Mental Edge: If You Don’t Take Care of Yourself, Who Will?

5 Keys To Improve Self-Care

Is there ever a good time to slow down? Do we appreciate people telling us to relax and not worry so much when there is so much to get done? I know I don’t. It’s like someone telling you to smile when you were perfectly pleased with the face you had on. However, stress creeps in little by little and before you know it, our time is not our own anymore. It is not until we tell ourselves to slow down that we usually listen.

Rather than offering some suggestions for slowing down, I thought it would be more beneficial to focus on what to do, rather than what not to do. Here are my top five ways of improving self-care.
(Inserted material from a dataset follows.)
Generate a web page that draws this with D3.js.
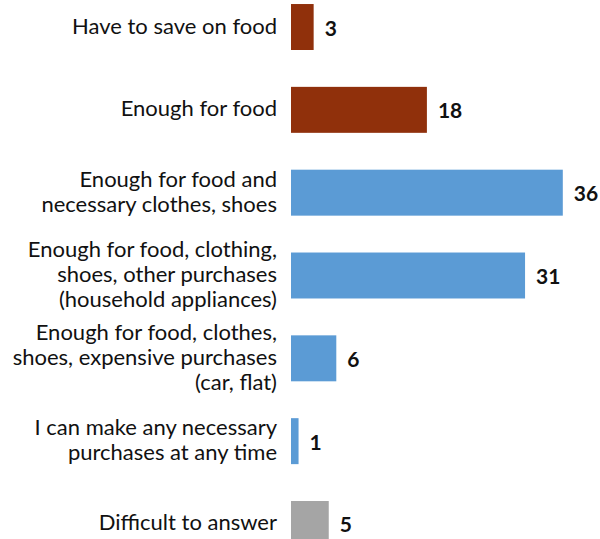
<!DOCTYPE html>
<html>
<head>
<meta charset="utf-8">
<script src="https://cdn.jsdelivr.net/npm/d3@7"></script>
<style>
  html, body { margin: 0; padding: 0; background: #fff; }
  svg { display: block; font-family: Lato, "Open Sans", sans-serif; }
  .cat-label { font-size: 22px; fill: #111; }
  .value-label { font-size: 21px; font-weight: bold; fill: #111; }
</style>
</head>
<body>
<svg id="chart"></svg>
<script>
// answer categories (line breaks as in the original)
const categories = [
    "Have to save on food",
    "Enough for food",
    "Enough for food and\nnecessary clothes, shoes",
    "Enough for food, clothing,\nshoes, other purchases\n(household appliances)",
    "Enough for food, clothes,\nshoes, expensive purchases\n(car, flat)",
    "I can make any necessary\npurchases at any time",
    "Difficult to answer"
];
// share of respondents, %
const values = [3, 18, 36, 31, 6, 1, 5];
// group of each answer (drives the bar colour)
const groups = ["low", "low", "mid", "mid", "mid", "mid", "none"];

const width = 600, height = 539;

const svg = d3.select("#chart")
    .attr("width", width)
    .attr("height", height);

const x = d3.scaleLinear()
    .domain([0, 36])
    .range([291, 562.8]);

const y = d3.scaleBand()
    .domain(categories)
    .range([-14.4, 565.4])
    .paddingInner(0.445)
    .paddingOuter(0.2225);

const color = d3.scaleOrdinal()
    .domain(["low", "mid", "none"])
    .range(["#90300B", "#5B9BD5", "#A5A5A5"]);

const rows = categories.map((c, i) => ({cat: c, value: values[i], group: groups[i]}));

// bars
svg.append("g")
    .selectAll("rect")
    .data(rows)
    .join("rect")
    .attr("x", x(0))
    .attr("y", d => y(d.cat))
    .attr("width", d => x(d.value) - x(0))
    .attr("height", y.bandwidth())
    .attr("fill", d => color(d.group));

// category labels, right aligned, vertically centred on the bar
const lineH = 25;
svg.append("g")
    .selectAll("text")
    .data(rows)
    .join("text")
    .attr("class", "cat-label")
    .attr("text-anchor", "end")
    .each(function(d) {
        const lines = d.cat.split("\n");
        const mid = y(d.cat) + y.bandwidth() / 2 + 6.5;
        const first = mid - (lines.length - 1) * lineH / 2;
        d3.select(this).selectAll("tspan")
            .data(lines)
            .join("tspan")
            .attr("x", 277)
            .attr("y", (l, j) => first + j * lineH)
            .text(l => l);
    });

// value labels
svg.append("g")
    .selectAll("text")
    .data(rows)
    .join("text")
    .attr("class", "value-label")
    .attr("x", d => x(d.value) + 11)
    .attr("y", d => y(d.cat) + y.bandwidth() / 2 + 8.5)
    .text(d => d.value);
</script>
</body>
</html>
You may or may not chose to slow down the pace, but ultimately what matters is our peace of mind along with positive mental and emotional well being.


1. Learn how to get your needs met:
Getting our needs met is relatively easy. Most people close to us will have no problem meeting our needs; that is if we can articulate them. One simple way of getting our needs met is to ask ourselves the simple question: “What do I need right now.” Simple, yes, easy to implement, not so much. It requires a cognitive process that we become aware that we are compensating our behavior in some way to meet a need that is a substitute for the real need. I think we can all relate to the desire for deep, meaningful connection, only to find ourselves in the bottom of a pint of Ben and Jerry’s thinking, where is it? It does require effort, but effort well worth the investment. When our real needs are met, we make less substitutions like overeating, over working, drinking, overspending, gossiping, watching too much TV or spending too much time on the internet, just to name a few of my favorites.

2. Know when to say no: We may think that every opportunity that comes our way is an important magnum opus to take on. Truth be told if we connect with our true values, what is important easily outshines the less important opportunities that end up being energy draining in the long run. Personally, I have a list of my top ten values in mind at all times to make sure my decisions and actions are values based.

3. Scale back rather than eliminate: This is my favorite method as it relates to exercise and proper nutrition. Many people when stress or crisis starts to come toward them at an accelerated pace, end up neglecting exercise because it is not reasonable to do it as often. The same holds true for proper nutrition. Sometimes we need to travel or go to several parties in a row, but that doesn’t mean we need to stop completely. I like to scale workouts back to an amount that I will feel successful doing. Maybe that is two or three times a week, that is fine, it is better than zero times.

4. Be content with close enough: This is a hard one to implement in a society that force feeds us that we need to persist with our goals with passion and not settling for less. But let’s face it, there is a point where we can say we are simply close enough. We don’t need to be so anal retentive and strive for perfection. I remember when I first started college I would squabble about getting a 95% on a paper or a test, and then I realized, it is still an A, close enough. It is not like I need to get to 100%. I can focus my energy somewhere else.

5. Establish your sacred time: I love my sacred time. There is very little that interferes with my one hour weekly sessions with my sports psychologist and my active release specialist. These are two people that I trust to help me stay connected and grounded with who I am, what I am about, and where I am going. It is like a weekly tune up for my mind and body. Find something sacred for you, maybe it is yoga, meditation, a weekly cup of coffee with your favorite friend, or an extra-long nap every Sunday afternoon. Finding sacred time is very important in my opinion. It sends your unconscious mind the message that you are important and worth investing in, whatever way you do that.

I was starting to feel a little of the neurotic holiday energy, so I decided to re-group and gather my resources for self-care. I hope you also find the timing right for you. I hope you have a wonderful Thanksgiving holiday. It is my favorite holiday, spending time with people I love eating delicious food. It doesn’t get much better than that.